Credit: Patrick McFall/Flickr

Carl Icahn ditches seven million Apple shares

The investor might've lost a bit of faith in the tech giant, but it's not all doom and gloom.

by Rebecca Smith
Last Updated: 21 Mar 2016

There’s a reason why people listen when Carl Icahn talks (even if they disagree). In fact, CNBC worked out the heavyweight investor has made $581,793 (£406,024) on average for every single day he’s been alive (he just turned 80). So his recent decision to shed some seven million Apple shares has unsurprisingly stirred up considerable interest.

After all, this was the investor repeatedly bemused at how cheap the stock seemed. ‘I think Apple is still ridiculously underpriced,’ he said back in September. An open letter to Tim Cook in May held a similar sentiment.

It gushed that institutional investors, Wall Street analysts and the media alike hadn’t considered a range of factors – ‘ to value Apple’s net cash separately from its business, fail to adjust earnings to reflect Apple’s real cash tax rate, fail to recognise the growth prospects of Apple entering new categories...’ As a result he said these ‘failures’ had caused ‘Apple’s earnings multiple to stay irrationally discounted’.

Seven million shares (worth around $750m) might seem like a considerable chunk,  but it’s still only 14% of Icahn's holding in Apple. Those hailing the tech giant’s downfall may want to calm down a little. But it also comes as another big investor, Greenlight Capital’s David Einhorn, revealed he’d dumped 44% of his holding in the fourth quarter too.

Both these sell-offs were done in the last three months of 2015 – just before the firm’s shares started to droop this year due to growing concern over the saturation of the smartphone market and whether China would still drive sales growth. 

Apple is grappling with the impossibility of continually living up to its sky-high standards. It lost its title as the world’s most valuable listed company to Google’s parent firm Alphabet earlier this month and in January CEO Tim Cook said Apple would have its first sales drop for more than a decade. It’s predicted that revenue in the first three months of the year will be $50bn-$53bn, below analysts’ estimates for $55.5bn.

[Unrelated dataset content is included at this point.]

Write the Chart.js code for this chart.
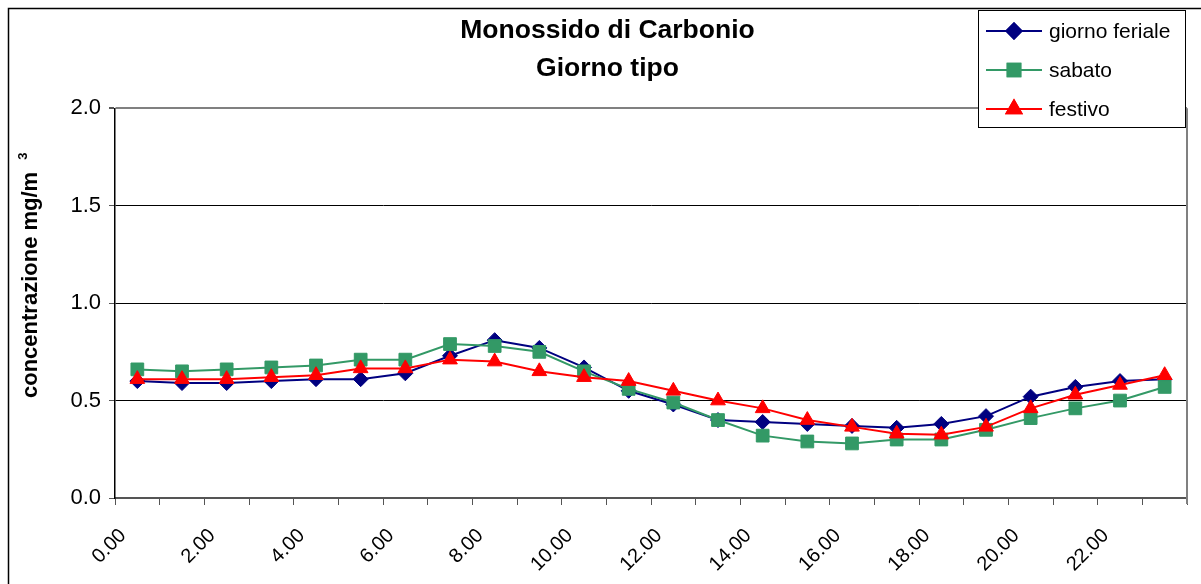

Its prospects are still pretty good though and there’s a risk when discussing a firm of Apple’s success that the rare dips are exaggerated and raked over more than perhaps they should be. It’s a hugely profitable company (generating a record $18.4bn in net income on sales of $75.9bn in the quarter to December) and Icahn, as well as other investors, is more than aware of its value.

But, Cook also knows that his firm's diversification needs to be more successful. Sales of iPads and Macs have floundered somewhat and though Apple hasn't released official figures, it doesn't seem as if the Apple Watch has stirred up as much interest as Cook would've liked.

The iPhone 7 should bring a boost to Apple when it’s launched later this year, but with the strength of its core product weakening a little, it can’t just call on smartphone sales to continue its trajectory as it has done until now.